Es ist ein seltsames Phänomen: Menschen, vor allem junge, schauen sich bewusst Videos an, die sie traurig machen. Sie hören Musik, die ihre Stimmung noch weiter runterzieht. Sie tauchen in düstere Gedankenwelten ein, obwohl sie eigentlich glücklich sein könnten. Warum tut man sich das an? Ist das eine Marotte der Generation Z, oder haben das junge Menschen schon immer gemacht?

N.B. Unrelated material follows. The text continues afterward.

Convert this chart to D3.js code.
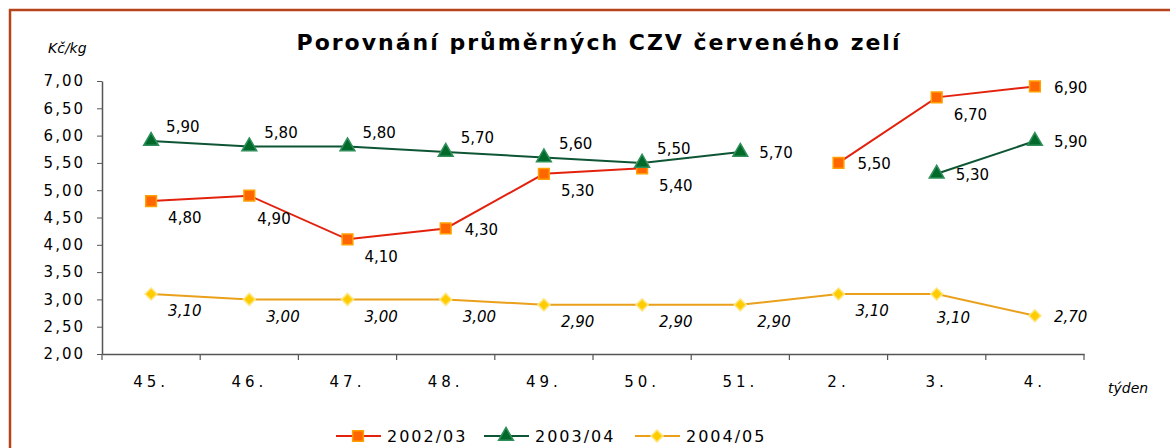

Es beginnt oft harmlos. Ein Video taucht auf, ein kurzer Clip über eine traurige Geschichte. Vielleicht geht es um einen alten Mann, der seinen Hund verloren hat. Oder um ein Mädchen, das einen Brief von seiner verstorbenen Mutter liest. Man klickt, sieht es sich an – und plötzlich ist da dieses Ziehen in der Brust. Eine Mischung aus Melancholie, Mitleid und einer seltsamen, bittersüßen Zufriedenheit. Das Gefühl bleibt. Und beim nächsten Mal sucht man bewusst nach solchen Videos.

Warum? Weil negative Emotionen nicht nur schlecht sind. Sie fühlen sich intensiv an. Sie lassen uns spüren, dass wir lebendig sind. Und sie sind, paradoxerweise, oft angenehmer als das langweilige, monotone Grau des Alltags. Manchmal fühlt sich eine echte, tiefe Traurigkeit besser an als dieses „Mir-geht’s-ganz-okay“-Gefühl, das viele Menschen tagtäglich mit sich herumtragen.

Psychologen sprechen von „mood congruent consumption“ – dem Phänomen, dass Menschen Inhalte konsumieren, die zu ihrer aktuellen Stimmung passen. Wer traurig ist, hört traurige Musik. Wer melancholisch ist, liest traurige Geschichten. Und manchmal ist es umgekehrt: Man fühlt sich eigentlich neutral, aber sucht sich bewusst etwas, das einen runterzieht. Warum? Weil es eine Form der Selbstbestätigung ist. Ein „Ja, ich fühle mich so, und das ist in Ordnung“.

Dazu kommt ein weiterer Faktor: soziale Medien. TikTok, YouTube, Instagram – sie sind voll von emotionalen Kurzgeschichten, von Videos, die einen zum Weinen bringen sollen. Und je öfter man sich solche Inhalte ansieht, desto mehr werden sie einem vom Algorithmus vorgeschlagen. Ein Teufelskreis. Man taucht tiefer ein, klickt weiter, fühlt sich mehr und mehr in diese melancholische Blase gezogen.

Aber das ist nicht nur ein Problem der Generation Z. Auch frühere Generationen hatten ihre Formen von „kontrollierter Traurigkeit“. Liebeslieder über Trennungen gibt es seit Jahrhunderten. Bücher über tragische Helden, die alles verlieren, haben Millionen von Lesern berührt. Selbst alte Schwarz-Weiß-Filme aus den 50ern handelten oft von Schmerz, Verlust und Sehnsucht.

Der Unterschied? Früher war es schwieriger, sich in eine depressive Stimmung zu begeben. Man musste eine traurige CD einlegen, ein melancholisches Buch zur Hand nehmen oder einen Film bewusst auswählen. Heute reicht ein einziger Klick. Und plötzlich ist man in einer endlosen Spirale von traurigen Videos, nachdenklichen Zitaten und melancholischen Bildern gefangen.

Ist das gefährlich? Manchmal ja. Wer ständig in dieser Welt bleibt, wer sich immer weiter in dunkle Gedankenwelten hineinzieht, kann echte depressive Verstimmungen entwickeln. Doch für viele ist es nur eine Phase. Eine Form der Selbstreflexion. Ein Weg, sich mit den eigenen Gefühlen auseinanderzusetzen.

Vielleicht geht es also nicht darum, ob die Generation Z „sich in eine künstliche Depression reinsteckt“. Vielleicht geht es eher darum, dass sie einfach mehr Möglichkeiten hat, ihre Emotionen zu erforschen – auch die traurigen. Und vielleicht ist es auch ein leiser, unbewusster Protest gegen eine Welt, die von ihnen erwartet, immer stark, immer glücklich, immer perfekt zu sein.